McKendry v British Airways Plc
DJ Baldwin (sitting as Regional Costs Judge), Liverpool County Court, 16th May 2018
Here the Claimant sent a Letter Before Action, claiming under the Montreal Convention. The Defendant replied admitting liability, but requested that the matter proceeded under the Portal Protocol. The Claimant declined, noting that they were not claiming a breach of duty, so the Portal did not apply. Parties later settled damages without the need for proceedings, but costs could not be agreed. Part 8 costs only proceedings were commenced with the central dispute concerning whether fixed costs applied or not.
Article 29 of the Montreal Convention gives exclusivity for the convention to apply, and so there can be no question of common law torts applying either instead or as well. Liability under Article 17 arises not from any 'notional' breach of duty, but rather by international agreement. The convention is a stand-alone code, much like the Portal itself. The new Package Travel Protocol specifically excludes both the Athens Convention and the Montreal Convention from its scope, which supports the view that claims under the Montreal Convention should not be brought in the Portal.
For a copy of the judgment, click here. This case, together with the similar case of Mead v British Airways, makes it clear that claims brought under the Montreal Convention are strict liability claims. Liability arises not from any duty of care but is a strict liability arising from international agreement. Claims brought in the Portal require a duty and breach.
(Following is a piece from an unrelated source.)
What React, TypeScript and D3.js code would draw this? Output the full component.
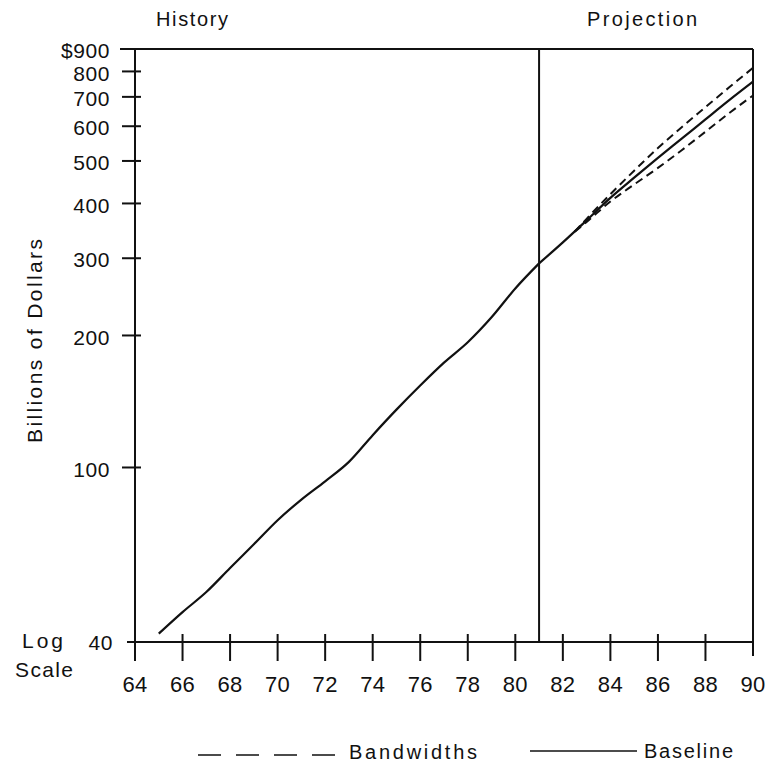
import React from "react";
import * as d3 from "d3";

const historyYears = [65, 66, 67, 68, 69, 70, 71, 72, 73, 74, 75, 76, 77, 78, 79, 80, 81];
const historyValues = [41.8, 46.8, 52, 59, 66.8, 75.8, 84.5, 93, 103, 118.5, 135.5, 153.8, 173.4, 193, 220, 256, 292];

const baselineYears = [81, 82, 83, 84, 85, 86, 87, 88, 89, 90];
const baselineValues = [292, 326, 366, 412, 458, 508, 562, 622, 688, 758];

const bandYears = [82.5, 83, 84, 85, 86, 87, 88, 89, 90];
const bandUpper = [345, 369, 420, 475, 535, 597, 663, 736, 815];
const bandLower = [345, 363, 404, 442, 482, 529, 583, 643, 705];

const yTickValues = [40, 100, 200, 300, 400, 500, 600, 700, 800, 900];
const yTickLabels = ["40", "100", "200", "300", "400", "500", "600", "700", "800", "$900"];
const xTickValues = [64, 66, 68, 70, 72, 74, 76, 78, 80, 82, 84, 86, 88, 90];
const xTickLabels = ["64", "66", "68", "70", "72", "74", "76", "78", "80", "82", "84", "86", "88", "90"];
const divideYear = 81;

const FONT = "'Liberation Sans', Arial, Helvetica, sans-serif";

export default function App() {
  const W = 774;
  const H = 764;
  const x = d3.scaleLinear().domain([64, 90]).range([135, 753]);
  const y = d3.scaleLog().domain([40, 900]).range([642, 49]);
  const line = d3
    .line<[number, number]>()
    .x((d) => x(d[0]))
    .y((d) => y(d[1]))
    .curve(d3.curveMonotoneX);

  const hist = historyYears.map((yr, i) => [yr, historyValues[i]] as [number, number]);
  const base = baselineYears.map((yr, i) => [yr, baselineValues[i]] as [number, number]);
  const up = bandYears.map((yr, i) => [yr, bandUpper[i]] as [number, number]);
  const lo = bandYears.map((yr, i) => [yr, bandLower[i]] as [number, number]);

  const x0 = x(64);
  const x1 = x(90);
  const yTop = y(900);
  const yBot = y(40);
  const stroke = "#111";

  return (
    <svg
      width={W}
      height={H}
      style={{ position: "absolute", left: 0, top: 0, background: "#fff" }}
      fontFamily={FONT}
    >
      <rect x={0} y={0} width={W} height={H} fill="#fff" />
      {/* frame */}
      <line x1={120} x2={x1} y1={yTop} y2={yTop} stroke={stroke} strokeWidth={2} />
      <line x1={127} x2={x1} y1={yBot} y2={yBot} stroke={stroke} strokeWidth={2} />
      <line x1={x0} x2={x0} y1={yTop} y2={yBot + 19} stroke={stroke} strokeWidth={2} />
      <line x1={x1} x2={x1} y1={yTop} y2={yBot + 14} stroke={stroke} strokeWidth={2} />
      <line x1={x(divideYear)} x2={x(divideYear)} y1={yTop} y2={yBot} stroke={stroke} strokeWidth={2} />

      {/* y ticks */}
      {yTickValues.map((v, i) => (
        <g key={"yt" + v}>
          {v !== 40 && v !== 900 && (
            <line x1={x0 - 13} x2={x0 + 6} y1={y(v)} y2={y(v)} stroke={stroke} strokeWidth={2} />
          )}
          <text
            x={v === 40 ? 113 : 110}
            y={y(v)}
            dy={v === 40 ? "0.38em" : "0.44em"}
            textAnchor="end"
            fontSize={21}
            letterSpacing={0.6}
            fill="#111"
          >
            {yTickLabels[i]}
          </text>
        </g>
      ))}

      {/* x ticks */}
      {xTickValues.map((v, i) => (
        <g key={"xt" + v}>
          {v !== 64 && v !== 90 && (
            <line x1={x(v)} x2={x(v)} y1={yBot - 8} y2={yBot + 19} stroke={stroke} strokeWidth={2} />
          )}
          <text x={x(v)} y={692} textAnchor="middle" fontSize={22} letterSpacing={0.3} fill="#111">
            {xTickLabels[i]}
          </text>
        </g>
      ))}

      <text x={22} y={648} fontSize={21} textLength={41} lengthAdjust="spacing" fill="#111">
        Log
      </text>
      <text x={15} y={677} fontSize={21} textLength={58} lengthAdjust="spacing" fill="#111">
        Scale
      </text>

      <text
        transform="translate(42,341) rotate(-90)"
        textAnchor="middle"
        fontSize={21}
        textLength={204}
        lengthAdjust="spacing"
        fill="#111"
      >
        Billions of Dollars
      </text>

      <text x={156} y={26} fontSize={20} textLength={72} lengthAdjust="spacing" fill="#111">
        History
      </text>
      <text x={587} y={26} fontSize={20} textLength={110} lengthAdjust="spacing" fill="#111">
        Projection
      </text>

      {/* data */}
      <path d={line(hist) || ""} fill="none" stroke={stroke} strokeWidth={2.2} />
      <path d={line(base) || ""} fill="none" stroke={stroke} strokeWidth={2.2} />
      <path d={line(up) || ""} fill="none" stroke={stroke} strokeWidth={2} strokeDasharray="8,5" />
      <path d={line(lo) || ""} fill="none" stroke={stroke} strokeWidth={2} strokeDasharray="8,5" />

      {/* legend */}
      <line x1={198} x2={339} y1={755} y2={755} stroke={stroke} strokeWidth={1.6} strokeDasharray="23,15" />
      <text x={349} y={759} fontSize={20} textLength={128} lengthAdjust="spacing" fill="#111">
        Bandwidths
      </text>
      <line x1={530} x2={637} y1={751} y2={751} stroke={stroke} strokeWidth={1.6} />
      <text x={644} y={758} fontSize={20} textLength={89} lengthAdjust="spacing" fill="#111">
        Baseline
      </text>
    </svg>
  );
}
Admitting liability in the Portal also admits that the defendant has no accrued defence under the Limitation Act 1980, and the Limitation Act does not apply to Montreal Convention claims.
It is perhaps slightly surprising that a whole raft of claims is excluded from the Portal Protocols without being specified. However, on a quick drilling down into the nature of Montreal Convention claims and the exclusivity provided therein, it is clear this approach must be right. Whilst neither case is binding, there is a lot of sense to these decisions. They are supported by the fact the new Package Travel Protocol specifically excludes such claims. There would also be inherent difficulties in international travel cases over whether the accident occurred within England & Wales.